#### DIRECTIONS
Pull out every line below that contains the word "this".

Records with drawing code
"""

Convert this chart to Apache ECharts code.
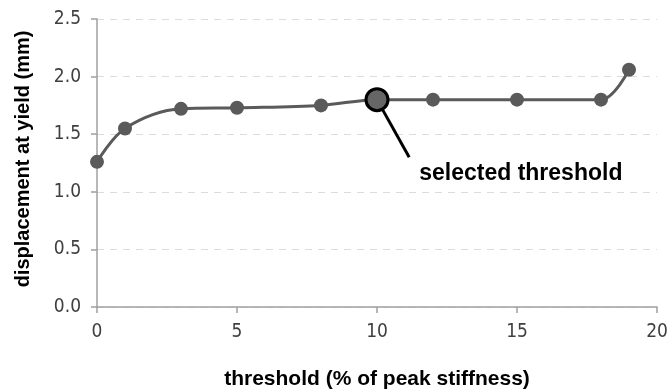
<!DOCTYPE html>
<html>
<head>
<meta charset="utf-8">
<script src="https://cdn.jsdelivr.net/npm/echarts@6/dist/echarts.min.js"></script>
<style>html,body{margin:0;padding:0;background:#fff}#c{width:668px;height:391px}</style>
</head>
<body>
<div id="c"></div>
<script>
var thresholds = [0, 1, 3, 5, 8, 10, 12, 15, 18, 19];
var displacement = [1.26, 1.55, 1.72, 1.73, 1.75, 1.80, 1.80, 1.80, 1.80, 2.06];
var selectedIndex = 5;
var annotationEnd = [11.15, 1.30];
var annotationText = 'selected threshold';
var xTitle = 'threshold (% of peak stiffness)';
var yTitle = 'displacement at yield (mm)';

var narrow = "'Liberation Sans Narrow', 'Arial Narrow', 'DejaVu Sans Condensed', sans-serif";
var bold = "'Liberation Sans', Arial, sans-serif";

var mainData = thresholds.map(function (t, i) {
  var item = { value: [t, displacement[i]] };
  if (i === selectedIndex) {
    item.symbolSize = 22;
    item.itemStyle = { color: '#666666', borderColor: '#000000', borderWidth: 3 };
  }
  return item;
});

var sel = [thresholds[selectedIndex], displacement[selectedIndex]];

var chart = echarts.init(document.getElementById('c'));
chart.setOption({
  animation: false,
  backgroundColor: '#ffffff',
  grid: { left: 97, right: 11, top: 19, bottom: 84, containLabel: false, outerBoundsMode: 'none' },
  xAxis: {
    type: 'value', min: 0, max: 20, interval: 5,
    name: xTitle, nameLocation: 'middle', nameGap: 62,
    nameTextStyle: { fontFamily: bold, fontWeight: 'bold', fontSize: 21, color: '#000' },
    axisLine: { show: true, lineStyle: { color: '#a0a0a0', width: 1.5 } },
    axisTick: { show: true, inside: false, length: 6, lineStyle: { color: '#a0a0a0', width: 1.5 } },
    axisLabel: { fontFamily: narrow, fontSize: 19, color: '#404040', margin: 16 },
    splitLine: { show: false }
  },
  yAxis: {
    type: 'value', min: 0, max: 2.5, interval: 0.5,
    name: yTitle, nameLocation: 'middle', nameGap: 64,
    nameTextStyle: { fontFamily: bold, fontWeight: 'bold', fontSize: 20, color: '#000', padding: [0, 0, 0, 8] },
    axisLine: { show: true, lineStyle: { color: '#a0a0a0', width: 1.5 } },
    axisTick: { show: true, inside: false, length: 6, lineStyle: { color: '#a0a0a0', width: 1.5 } },
    axisLabel: { fontFamily: narrow, fontSize: 19, color: '#404040', margin: 16,
      formatter: function (v) { return v.toFixed(1); } },
    splitLine: { show: true, lineStyle: { color: '#dcdcdc', type: [7, 6], width: 1 } }
  },
  series: [
    {
      type: 'line', z: 1,
      data: [sel, annotationEnd],
      symbol: 'none',
      lineStyle: { color: '#000000', width: 3 },
      label: { show: false },
      endLabel: {
        show: true, formatter: annotationText, offset: [2, 16],
        fontFamily: bold, fontWeight: 'bold', fontSize: 23, color: '#000000'
      },
      silent: true
    },
    {
      type: 'line', z: 3,
      data: mainData,
      smooth: 0.35,
      symbol: 'circle', symbolSize: 14,
      lineStyle: { color: '#5a5a5a', width: 3 },
      itemStyle: { color: '#5a5a5a' }
    }
  ]
});
</script>
</body>
</html>
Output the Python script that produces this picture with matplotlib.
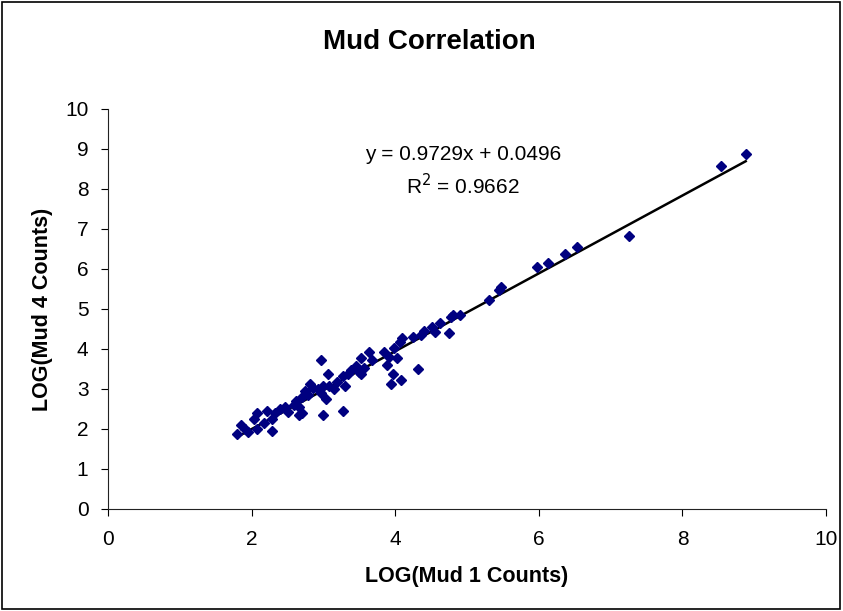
import matplotlib
matplotlib.use("Agg")
import matplotlib.pyplot as plt
from matplotlib.patches import Rectangle

plt.rcParams['font.family'] = ['Liberation Sans', 'DejaVu Sans']

# LOG(Mud 1 Counts) vs LOG(Mud 4 Counts)
mud1 = [1.80, 1.85, 1.91, 1.95, 2.04, 2.07, 2.07, 2.17, 2.21, 2.29,
        2.29, 2.32, 2.40, 2.47, 2.51, 2.59, 2.62, 2.66, 2.66, 2.70,
        2.70, 2.74, 2.78, 2.81, 2.85, 2.93, 2.96, 2.96, 3.00, 3.00,
        3.04, 3.06, 3.08, 3.15, 3.19, 3.27, 3.28, 3.30, 3.34, 3.38,
        3.45, 3.49, 3.53, 3.53, 3.57, 3.64, 3.68, 3.85, 3.88, 3.92,
        3.94, 3.97, 3.98, 4.02, 4.06, 4.08, 4.09, 4.25, 4.32, 4.36,
        4.40, 4.51, 4.55, 4.62, 4.75, 4.77, 4.81, 4.90, 5.30, 5.45,
        5.47, 5.98, 6.13, 6.36, 6.53, 7.26, 8.54, 8.88]
mud4 = [1.88, 2.11, 2.01, 1.93, 2.25, 2.40, 2.01, 2.16, 2.45, 1.96,
        2.25, 2.40, 2.50, 2.55, 2.42, 2.60, 2.69, 2.55, 2.35, 2.40,
        2.79, 2.94, 2.84, 3.13, 3.03, 2.99, 3.72, 2.89, 2.35, 3.08,
        2.74, 3.38, 3.08, 2.99, 3.18, 3.33, 2.45, 3.08, 3.38, 3.47,
        3.57, 3.42, 3.77, 3.38, 3.52, 3.93, 3.72, 3.93, 3.59, 3.79,
        3.13, 3.38, 4.01, 3.77, 4.16, 3.23, 4.27, 4.29, 3.49, 4.35,
        4.45, 4.55, 4.43, 4.64, 4.40, 4.79, 4.84, 4.84, 5.23, 5.47,
        5.55, 6.05, 6.15, 6.38, 6.55, 6.81, 8.57, 8.87]

slope = 0.9729
intercept = 0.0496
r2 = 0.9662

fig = plt.figure(figsize=(8.43, 6.11), dpi=100)
ax = fig.add_axes([0.128, 0.167, 0.852, 0.655])

ax.plot(mud1, mud4, linestyle='none', marker='D', ms=5,
        color='#000080', zorder=3)
xs = [min(mud1), max(mud1)]
ax.plot(xs, [slope * x + intercept for x in xs], color='black', lw=1.8, zorder=2)

ax.text(4.94, 8.85, 'y = %.4fx + %.4f' % (slope, intercept), ha='center',
        va='center', fontsize=15)
ax.text(4.94, 8.08, r'R$^2$ = %.4f' % r2, ha='center', va='center',
        fontsize=15)

ax.set_xlim(0, 10)
ax.set_ylim(0, 10)
ax.set_xticks(range(0, 11, 2))
ax.set_yticks(range(0, 11))
for s in ['top', 'right']:
    ax.spines[s].set_visible(False)
for s in ['left', 'bottom']:
    ax.spines[s].set_color('#222222')
ax.tick_params(direction='out', length=5, labelsize=15)
ax.tick_params(axis='x', pad=10)
ax.tick_params(axis='y', pad=9)

fig.text(0.509, 0.931, 'Mud Correlation', ha='center', va='center',
         fontsize=20, fontweight='bold')
fig.text(0.553, 0.056, 'LOG(Mud 1 Counts)', ha='center', va='center',
         fontsize=15.5, fontweight='bold')
fig.text(0.051, 0.493, 'LOG(Mud 4 Counts)', ha='center', va='center',
         fontsize=15.5, fontweight='bold', rotation=90)

fig.patches.append(Rectangle((0.002, 0.003), 0.994, 0.994, transform=fig.transFigure,
                             fill=False, edgecolor='black', lw=1.2))

fig.savefig('out.png', dpi=100)
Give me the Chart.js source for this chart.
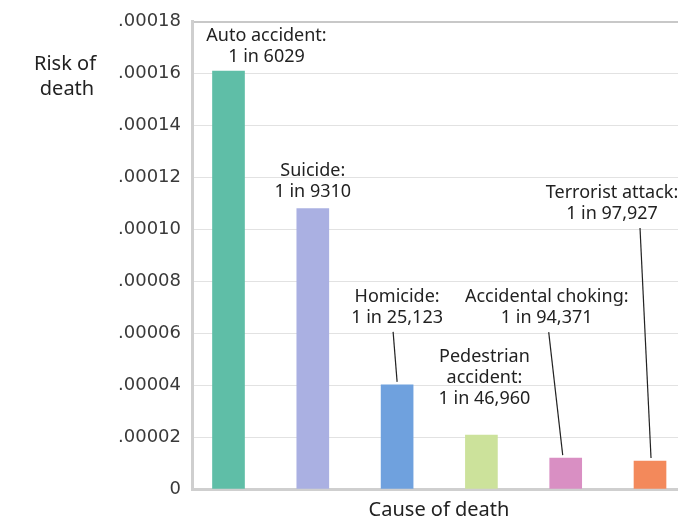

"""

#### SOLVED PROBLEM
Convert this chart to Apache ECharts code.
Output the Python script that produces this picture with matplotlib.
Give me the Chart.js source for this chart.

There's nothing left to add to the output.